While the S3 has been heralded for its sleek design, some consumers have criticized the plastic chassis, which they claim makes the device look like a toy, Tech Radar reports. While the plastic makes the phone ultra-lite, some glass would give it a more expensive and premium appeal.
As the Samsung Galaxy Note gains popularity for its phone/tablet hybrid qualities, consumers will no doubt expect a larger screen from the Samsung Galaxy S4.
Samsung's S-voice doesn't seem to be able to do that much when compared with Apple's Siri. By the time the S4 is released, consumers will look for a more sophisticated voice recognition system that will be able to take on hundreds of voice commands beyond forecasting the weather and giving directions.
The Galaxy S3 comes with Android's Ice Cream Sandwich. The Galaxy S4 will see the following improvements should it come with Android 4.1
The Jelly Bean update was unveiled at Google's annual developer's conference in June. Its performance is significantly faster than Ice Cream Sandwich and it is built to harness the power of mobile processors efficiently and improve CPU utilization, according to Google.
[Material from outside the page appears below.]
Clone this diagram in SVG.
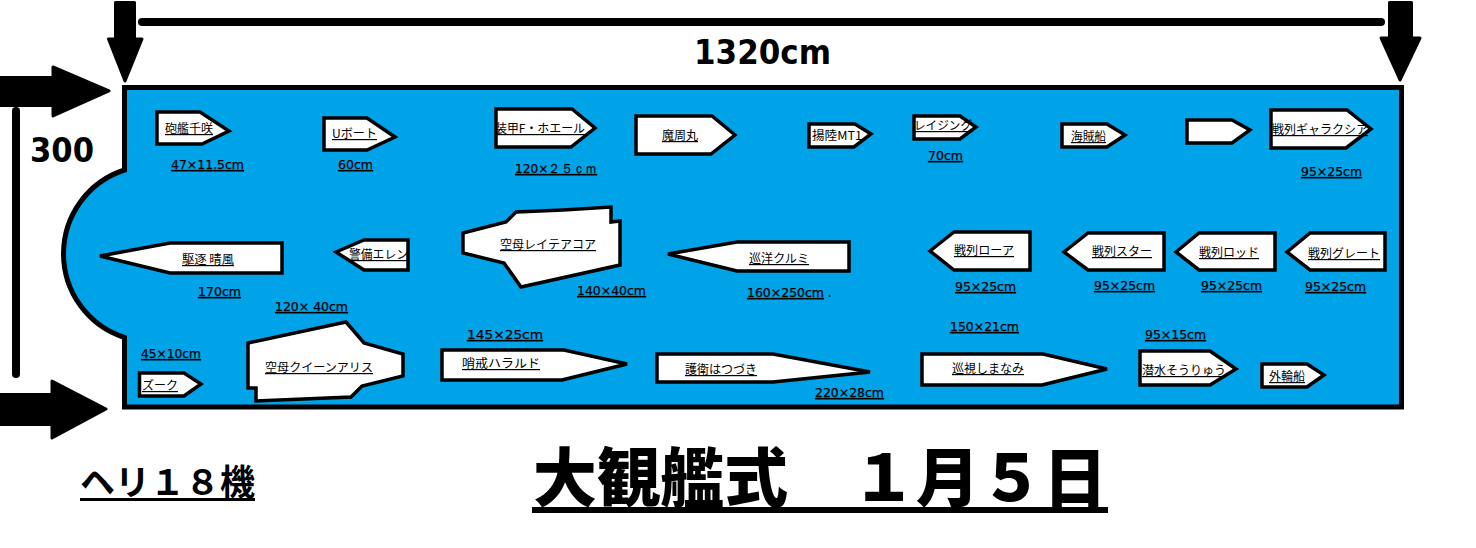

The main aim of Jelly Bean's Project Butter is for devices to run with smooth graphics and a seamless response rate. It does this by predicting where the user's finger will be.
Google Chrome Default Browser
Google Chrome on Jelly Bean has replaced Honeycomb and ICS' default browsers. It's speedy, elegant and one of the best browsers on the market.
This is a new feature to Jelly Bean that is run through a Siri-like voice recognition tool. It gives you answers and prompts based on your interests, which are identified through your Google Search history, calendar and location data.
On Jelly Bean, widgets can be re-sized and organized by users manually
Improved Camera App
The Jelly Bean camera app has improved the way photos can be viewed. Users can access their photos in an instant with a swipe gesture and a pinch-in-zoom gesture turns the screen into a filmstrip.
The NFC file-sharing interface has been significantly improved through Jelly Bean. Users can now hook up to another NFC-enabled Android phone by tapping it against another device. Information is then transferred between the two phones through Bluetooth.